Eu que sempre fui pessoa caminhante, certa da trilha mesmo sem mapa ou destino, me encontro de repente pedindo ajuda aos passantes para encontrar a mim mesmo. Talvez nas caixas de amarelados ingressos de cinema dos outros exista roupa que me caiba. Talvez nas ruínas cibernéticas dos arquivos de sms eu encontre as palavras que me fugiram. Eu me lembro, mas eu não realmente me lembro. Eu morri? Eu morri e estou a lembrar de minha vida? É essa a neblina? Meu enjôo é mareamento do rio Aqueronte e do balanço da barca de Charon (sic)?

Na prática, a ausência do meu passado me leva a um contínuo pulo do precipício adiante. Converso com estranhos–crio laços até. Me infiltro em sistemas capitalistsas e dou minha opinião. Sou sincero, aprazível, organizado, simpático e gentil. Em outras palavras: inteiramente babaca. Tudo sem saber por que ou como cheguei aqui. Acordo na neblina, vou dormir na neblina, peço que se orgulhem de mim os fantasmas que vivem dentro do meu telefone, e durmo mal. Por mais que de dia eu faça papel de esclerosado na peça em que suponho ter sido escalado, de noite meu subconsciente e meu corpo têm que revisar minhas provas. Futilmente, tentam fazer sentido das respostas anacronísticas de um ser que não estudou e nem pareceu entender direito a proposta de cada questão. O resultado é dor nas costas, no pescoço, insônia recorrente, literalmente as minhas retinas sendo rasgadas pelas minhas pálpebras e sonhos com pessoas com quem eu gostaria de ter vivido pra sempre, porém escolhi fingir que não existem, porque frequentemente eu não me amo.

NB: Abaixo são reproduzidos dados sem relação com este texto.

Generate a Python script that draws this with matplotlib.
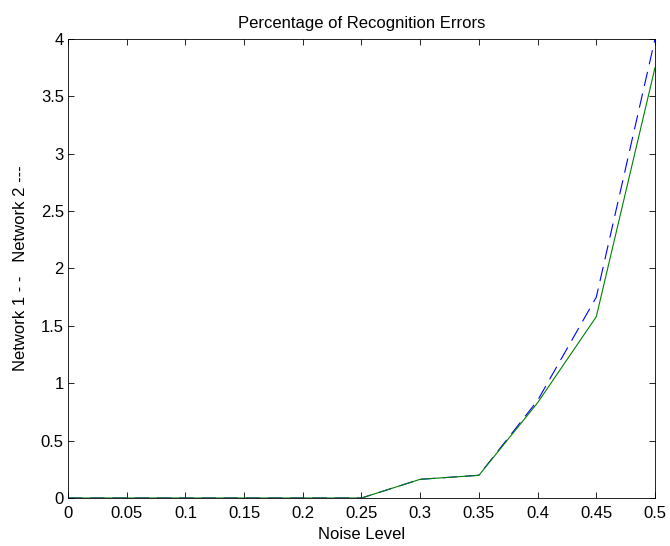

Quem nunca sofreu um mar de lágrimas dentro do mais resolvível dos problemas? Em 2021, não sei se tenho o direito de desabafar sobre minha confusa exaustão ignorante nem para o vácuo raivoso da internet pós-verdade. Portanto, como me jogo completamente pra frente, há apenas o agora-jorrar-internalidades e não o refletir. Eu gostaria de refletir, realmente eu gostaria. Porém, pra falar a verdade, me tornei um pouco cínico sobre a reflexão. Por que encarar o barulho ensurdecedor do vazio universal? Que benefício me traz atravessar as chamas e a chuva de granizo para uivar na noite infinda do outro lado? Por que é importante um ser-humano se conectar com todos os outros seres vivos e enxergar o seu lugar na grande ceia bacanaliana em que todos são o prato principal?

Enfim, me tornei um amedrontado. Apavorado de ferir o mundo. Apavorado de adicionar à carência o caos. Amedrontado de viver sozinho, mesmo sabendo que é a única solução. A resposta de todas as questões. As palavras que ecoam no espaço, emplastradas em todas as paredes de todas as cidades. “A vida é a incerteza. A morte é a certeza.” Há apenas uma forma de não ferir, uma forma de não sofrer, uma forma de fazer sentido e uma forma de dormir bem. O resto é a vida. A dificuldade é escolher a vida enquanto ela ocorre, sem saber o que significa escolher a vida.

Se me matei em alguma esquina, preciso retornar ao meu corpo. Só reencontrando meu corpo posso continuar a viver. No meu corpo estão as minhas cordas vocais, os meus olhos, pulmões, bexiga, a minha urina, os meus dentes, as minhas bactérias, meus traumas, meu gozo, e as minhas coxas. Sem meu corpo eu não cago, eu não como, eu não saio e eu não entro. Só vou ao trabalho todo dia e finjo ser vertebrado quando na verdade sou mais como uma lesma marinha que do oceano pre-histórico viajou no tempo e saiu desse lado teclando e usando cartão de crédito sem parar pra pensar como ela chegou aqui. Eu preciso do meu corpo pra não ser lesma. Eu preciso do meu corpo e eu não sou uma lesma. Por mais que todas as minhas músicas sejam sobre flutuar pra sempre no fundo do mar, eu não sou lesma.

Desculpa, no início eu estava mais me comunicando com você leitor, tentando passar uma ideia ou traduzir uma experiência interna, e agora no final virei um pouco a comunicação a mim mesmo porque tive uma espécie de resolução para o problema que apresentei. Eu realmente acabei mais positivo do que comecei. Acho que comecei me sentindo lesma. Não sou uma lesma. É o poder da escrita, não é, de realmente mudar a perspectiva do escritor sem precisar que ninguém leia. Porque obviamente ninguém lê. Se as pessoas lessem a gente não estava onde está, mas aí é outro problema que dá pano pra outro texto então vou parar por aqui.